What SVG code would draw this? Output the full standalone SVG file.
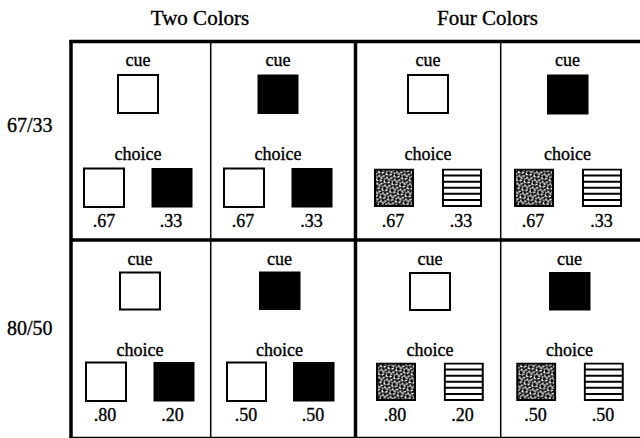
<svg xmlns="http://www.w3.org/2000/svg" width="640" height="438" viewBox="0 0 640 438">
<style>
text{font-family:"Liberation Serif","Times New Roman",serif;fill:#000;stroke:#000;stroke-width:0.35;text-anchor:middle}
.hdr{font-size:21px}
.row{font-size:20px;text-anchor:start}
.lbl{font-size:18px}
.num{font-size:18px}
.w{fill:#fff;stroke:#000;stroke-width:2}
.b{fill:#000;stroke:#000;stroke-width:1}
.thick{stroke:#000;stroke-width:3.5;fill:none}
.thin{stroke:#000;stroke-width:1.5;fill:none}
</style>
<defs>
<pattern id="dots" width="8" height="8" patternUnits="userSpaceOnUse" patternTransform="rotate(15)">
<rect width="8" height="8" fill="#000"/>
<path d="M0.6 0.8h2.4v1.2h-1.2v1.2h-1.2z" fill="#fff"/>
<path d="M4.6 0.4h1.4v1.6h1.4v1.3h-2.8z" fill="#fff"/>
<path d="M2.4 3.8h2.2v1.2h-1v1.2h-1.2z" fill="#fff"/>
<path d="M6.2 4.6h1.6v2.2h-1.6z" fill="#fff"/>
<path d="M0.4 5.6h1.3v1.2h1.3v1h-2.6z" fill="#fff"/>
<path d="M4.2 6.6h1.8v1.2h-1.8z" fill="#fff"/>
</pattern>
<symbol id="stipple" viewBox="0 0 40 38.5">
<rect x="1" y="1" width="38" height="36.5" fill="url(#dots)" stroke="#000" stroke-width="2"/>
</symbol>
<symbol id="stripe" viewBox="0 0 40 38.5">
<rect x="1" y="1" width="38" height="36.5" fill="#fff" stroke="#000" stroke-width="2"/>
<g stroke="#000" stroke-width="2">
<line x1="1" y1="7.1" x2="39" y2="7.1"/>
<line x1="1" y1="13.2" x2="39" y2="13.2"/>
<line x1="1" y1="19.25" x2="39" y2="19.25"/>
<line x1="1" y1="25.3" x2="39" y2="25.3"/>
<line x1="1" y1="31.4" x2="39" y2="31.4"/>
</g>
</symbol>
</defs>
<rect width="640" height="438" fill="#fff"/>

<g id="headers">
<text class="hdr" x="200" y="25">Two Colors</text>
<text class="hdr" x="487.5" y="25">Four Colors</text>
<text class="row" x="7" y="132">67/33</text>
<text class="row" x="7" y="335">80/50</text>
</g>

<g id="grid">
<line class="thick" x1="69.5" y1="41.5" x2="640" y2="41.5"/>
<line class="thick" x1="71" y1="40" x2="71" y2="440"/>
<line class="thick" x1="355.5" y1="40" x2="355.5" y2="440"/>
<line class="thick" x1="71" y1="240" x2="640" y2="240"/>
<line class="thick" x1="69.5" y1="438.5" x2="640" y2="438.5"/>
<line class="thin" x1="210.7" y1="41.5" x2="210.7" y2="440"/>
<line class="thin" x1="500.7" y1="41.5" x2="500.7" y2="440"/>
</g>

<g id="cell-r1-c1">
<text class="lbl" x="138" y="66">cue</text>
<rect class="w" x="118" y="75" width="40" height="38"/>
<text class="lbl" x="138" y="160">choice</text>
<rect class="w" x="84" y="168.5" width="40" height="38.5"/>
<rect class="b" x="152" y="168.5" width="40" height="38.5"/>
<text class="num" x="104" y="227">.67</text>
<text class="num" x="171" y="227">.33</text>
</g>

<g id="cell-r1-c2">
<text class="lbl" x="278" y="66">cue</text>
<rect class="b" x="258" y="75" width="40" height="38.5"/>
<text class="lbl" x="278" y="160">choice</text>
<rect class="w" x="224" y="168.5" width="40" height="38.5"/>
<rect class="b" x="292" y="168.5" width="40" height="38.5"/>
<text class="num" x="243" y="227">.67</text>
<text class="num" x="311.5" y="227">.33</text>
</g>

<g id="cell-r1-c3">
<text class="lbl" x="428" y="66">cue</text>
<rect class="w" x="408" y="75" width="40" height="38"/>
<text class="lbl" x="428" y="160">choice</text>
<use href="#stipple" x="374" y="168.5" width="40" height="38.5"/>
<use href="#stripe" x="442" y="168.5" width="40" height="38.5"/>
<text class="num" x="393" y="227">.67</text>
<text class="num" x="461" y="227">.33</text>
</g>

<g id="cell-r1-c4">
<text class="lbl" x="567.5" y="66">cue</text>
<rect class="b" x="547.5" y="75" width="40.5" height="39"/>
<text class="lbl" x="567.5" y="160">choice</text>
<use href="#stipple" x="514" y="168.5" width="40" height="38.5"/>
<use href="#stripe" x="582" y="168.5" width="40" height="38.5"/>
<text class="num" x="533" y="227">.67</text>
<text class="num" x="601.5" y="227">.33</text>
</g>

<g id="cell-r2-c1">
<text class="lbl" x="140" y="264.5">cue</text>
<rect class="w" x="120" y="272.5" width="40" height="37"/>
<text class="lbl" x="140" y="355.5">choice</text>
<rect class="w" x="86" y="362.5" width="40" height="38.5"/>
<rect class="b" x="154" y="362.5" width="40" height="38.5"/>
<text class="num" x="105" y="421">.80</text>
<text class="num" x="172.5" y="421">.20</text>
</g>

<g id="cell-r2-c2">
<text class="lbl" x="279.5" y="264.5">cue</text>
<rect class="b" x="259.5" y="272" width="40.5" height="37.5"/>
<text class="lbl" x="279.5" y="355.5">choice</text>
<rect class="w" x="227" y="362.5" width="39" height="38.5"/>
<rect class="b" x="293.5" y="362.5" width="40.5" height="38.5"/>
<text class="num" x="246" y="421">.50</text>
<text class="num" x="313" y="421">.50</text>
</g>

<g id="cell-r2-c3">
<text class="lbl" x="430" y="264.5">cue</text>
<rect class="w" x="410" y="273" width="40" height="37"/>
<text class="lbl" x="430" y="355.5">choice</text>
<use href="#stipple" x="376" y="362.5" width="40" height="38.5"/>
<use href="#stripe" x="443.5" y="362.5" width="40.5" height="38.5"/>
<text class="num" x="395" y="421">.80</text>
<text class="num" x="462.5" y="421">.20</text>
</g>

<g id="cell-r2-c4">
<text class="lbl" x="569.5" y="264.5">cue</text>
<rect class="b" x="549.5" y="272.5" width="40.5" height="37.5"/>
<text class="lbl" x="569.5" y="355.5">choice</text>
<use href="#stipple" x="516" y="362.5" width="40.5" height="38.5"/>
<use href="#stripe" x="583.5" y="362.5" width="40.5" height="38.5"/>
<text class="num" x="535.5" y="421">.50</text>
<text class="num" x="603" y="421">.50</text>
</g>
</svg>
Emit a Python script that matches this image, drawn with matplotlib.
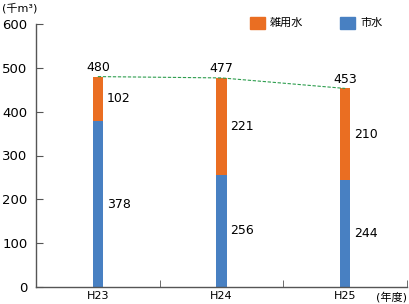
import numpy as np
from matplotlib import pyplot as plt

plt.rcParams['font.family'] = ['DejaVu Sans', 'Noto Sans CJK JP']

years = ["H23", "H24", "H25"]
city_water = [378, 256, 244]    # 市水
misc_water = [102, 221, 210]    # 雑用水
totals = [480, 477, 453]

ORANGE = "#EA6E22"
BLUE = "#4880C2"
AXIS = "#555555"

fig = plt.figure(figsize=(4.10, 3.04), dpi=100)
ax = fig.add_axes([36/410, 17/304, 371/410, 263/304])

x = np.arange(len(years))
w = 0.085
ax.bar(x, city_water, w, color=BLUE, label="市水")
ax.bar(x, misc_water, w, bottom=city_water, color=ORANGE, label="雑用水")

# trend line across the totals
ax.plot(x, totals, linestyle="--", color="#2E9E4F", linewidth=0.8, dashes=(3, 1.5))

for i in range(len(years)):
    ax.text(x[i], totals[i] + 6, str(totals[i]), ha="center", va="bottom", fontsize=9)
    ax.text(x[i] + w/2 + 0.03, city_water[i]/2, str(city_water[i]), ha="left", va="center", fontsize=9)
    ax.text(x[i] + w/2 + 0.03, city_water[i] + misc_water[i]/2, str(misc_water[i]),
            ha="left", va="center", fontsize=9)

ax.set_xlim(-0.5, 2.5)
ax.set_ylim(0, 600)
ax.set_yticks(range(0, 601, 100))
ax.set_xticks(x)
ax.set_xticklabels(years)
ax.set_xticks([0.5, 1.5, 2.5], minor=True)
ax.tick_params(axis="x", which="major", length=0, labelsize=8, pad=3)
ax.tick_params(axis="x", which="minor", direction="in", length=5, color=AXIS)
ax.tick_params(axis="y", direction="in", length=5, color=AXIS, labelsize=9.5, pad=6)

for s in ["top", "right"]:
    ax.spines[s].set_visible(False)
for s in ["left", "bottom"]:
    ax.spines[s].set_color(AXIS)
    ax.spines[s].set_linewidth(1.0)

fig.text(2/410, 1 - 8/304, "(千m³)", ha="left", va="center", fontsize=8)
fig.text(1 - 3/410, 1 - 297/304, "(年度)", ha="right", va="center", fontsize=8)

# legend drawn by hand as patches + text in figure coords
fig.patches.append(plt.Rectangle((250/410, 1 - 29/304), 15/410, 12/304,
                                 transform=fig.transFigure, color=ORANGE))
fig.text(270/410, 1 - 23/304, "雑用水", ha="left", va="center", fontsize=8)
fig.patches.append(plt.Rectangle((340/410, 1 - 29/304), 15/410, 12/304,
                                 transform=fig.transFigure, color=BLUE))
fig.text(360/410, 1 - 23/304, "市水", ha="left", va="center", fontsize=8)

fig.savefig("out.png", dpi=100)
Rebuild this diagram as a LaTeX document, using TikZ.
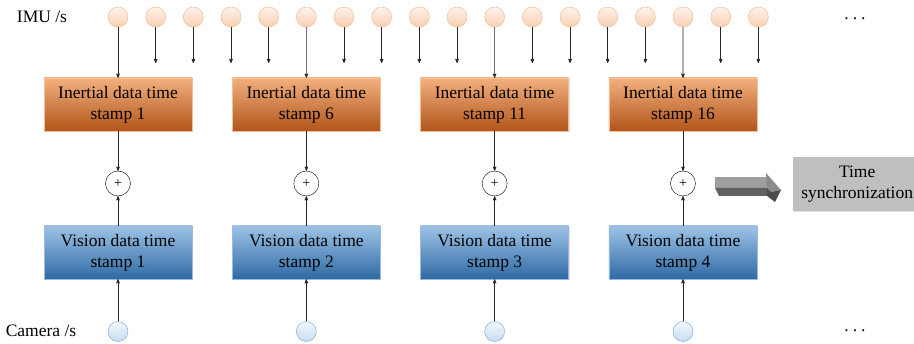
\documentclass[tikz,border=0pt]{standalone}
\usepackage{fontspec}
\setmainfont{Liberation Serif}
\usepackage{xcolor}
\usepackage{tikz}
\usetikzlibrary{arrows}
\usetikzlibrary{shadows}
\definecolor{imuline}{HTML}{F4B183}
\definecolor{imutop}{HTML}{FEF3EB}
\definecolor{imubot}{HTML}{F9CFB2}
\definecolor{camline}{HTML}{6FA3D8}
\definecolor{camtop}{HTML}{F2F7FC}
\definecolor{cambot}{HTML}{C6DCF1}
\definecolor{inline}{HTML}{F4C09A}
\definecolor{intop}{HTML}{F2B07E}
\definecolor{inbot}{HTML}{B2551B}
\definecolor{visline}{HTML}{9DB9DD}
\definecolor{vistop}{HTML}{9DC3E6}
\definecolor{visbot}{HTML}{2F6AA4}
\definecolor{syncfill}{HTML}{BFBFBF}
\tikzset{
    tnode/.style = {align=center, inner sep=0pt, text centered},
    imu/.style = {tnode, circle, draw=imuline, top color=imutop, bottom color=imubot, minimum size=20pt, thin},
    cam/.style = {tnode, circle, draw=camline, top color=camtop, bottom color=cambot, minimum size=20pt, thin},
    plus/.style = {tnode, circle, draw=black, minimum size=25pt, thin, font=\fontsize{14}{14}\selectfont},
    inertial/.style = {tnode, rectangle, draw=inline, top color=intop, bottom color=inbot, minimum width=148pt, minimum height=53pt, font=\fontsize{17.5}{21}\selectfont, drop shadow={shadow xshift=1pt, shadow yshift=-1pt, opacity=0.25}},
    vision/.style = {tnode, rectangle, draw=visline, top color=vistop, bottom color=visbot, minimum width=148pt, minimum height=53pt, font=\fontsize{17.5}{21}\selectfont, drop shadow={shadow xshift=1pt, shadow yshift=-1pt, opacity=0.25}},
    syncbox/.style = {tnode, rectangle, fill=syncfill, minimum width=128pt, minimum height=54pt, font=\fontsize{17.5}{21}\selectfont, drop shadow={shadow xshift=1pt, shadow yshift=-1pt, opacity=0.25}},
    lbl/.style = {tnode, font=\fontsize{17.5}{21}\selectfont},
    link/.style = {->, line width=0.6pt, black!85}
}

\begin{document}
\begin{tikzpicture}[>=stealth', x=1pt, y=-1pt]
    \useasboundingbox (0,0) rectangle (914,344);
    % IMU samples
    \foreach \i in {1,...,18}
        \node [imu] (imu\i) at ({118+37.67*(\i-1)},17) {};
    \foreach \i in {2,3,4,5,7,8,9,10,12,13,14,15,17,18} {
        \path (imu\i) ++(0,46) coordinate (imuend\i);
        \draw [link] (imu\i) -- (imuend\i);
    }
    % stamps
    \foreach \k/\s/\v in {1/1/1, 2/6/2, 3/11/3, 4/16/4} {
        \node [inertial] (in\k) at ({118+188.33*(\k-1)},104.5) {Inertial data time\\stamp \s};
        \node [plus] (plus\k) at ({118+188.33*(\k-1)},183.5) {+};
        \node [vision] (vis\k) at ({118+188.33*(\k-1)},252.5) {Vision data time\\stamp \v};
        \node [cam] (cam\k) at ({118+188.33*(\k-1)},331.5) {};
        \draw [link] (imu\s) -- (in\k.north);
        \draw [link] (in\k) -- (plus\k);
        \draw [link] (vis\k) -- (plus\k);
        \draw [link] (cam\k) -- (vis\k);
    }
    % labels
    \node [lbl] (imulabel) at (42,17) {IMU /s};
    \node [lbl] (camlabel) at (41,331) {Camera /s};
    \node [lbl] (dotsimu) at (855,19) {.\hspace{4pt}.\hspace{4pt}.};
    \node [lbl] (dotscam) at (855,331) {.\hspace{4pt}.\hspace{4pt}.};
    % 3D arrow
    \fill [black!38] (715,177) -- (767,177) -- (767,188) -- (715,188) -- cycle;
    \fill [black!62] (715,188) -- (767,188) -- (767,196) -- (719,196) -- cycle;
    \fill [black!45] (766,173) -- (781,190) -- (771,192) -- (767,188) -- cycle;
    \fill [black!70] (767,188) -- (771,192) -- (781,190) -- (775,202) -- (767,196) -- cycle;
    \node [syncbox, anchor=west] (sync) at (793,184) {Time\\synchronization};
\end{tikzpicture}
\end{document}
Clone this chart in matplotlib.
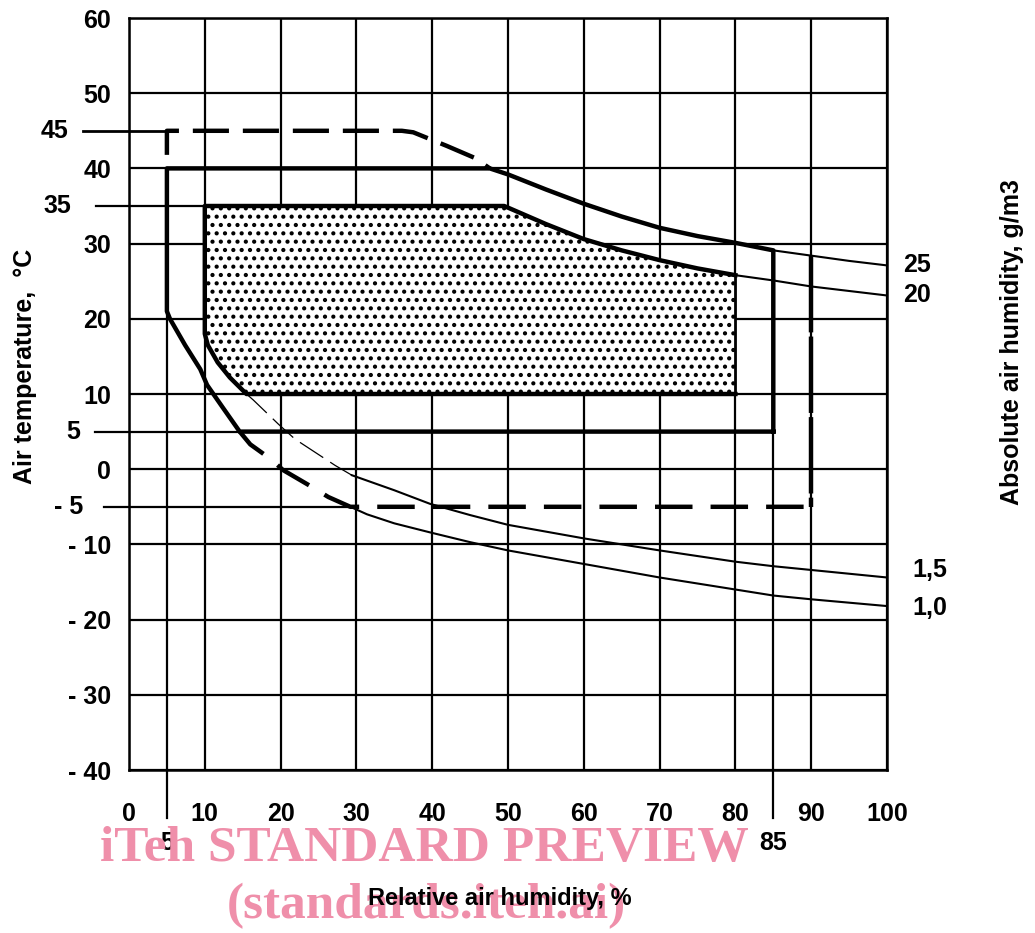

###

> [YOUR INSTRUCTIONS] Return every line in the listing that contains the word "this".

> [EXPECTED ANSWER]
What SVG code would draw this? Output the full standalone SVG file.
Emit a Python script that matches this image, drawn with matplotlib.
Rebuild this diagram as a LaTeX document, using TikZ.
Clone this chart in matplotlib.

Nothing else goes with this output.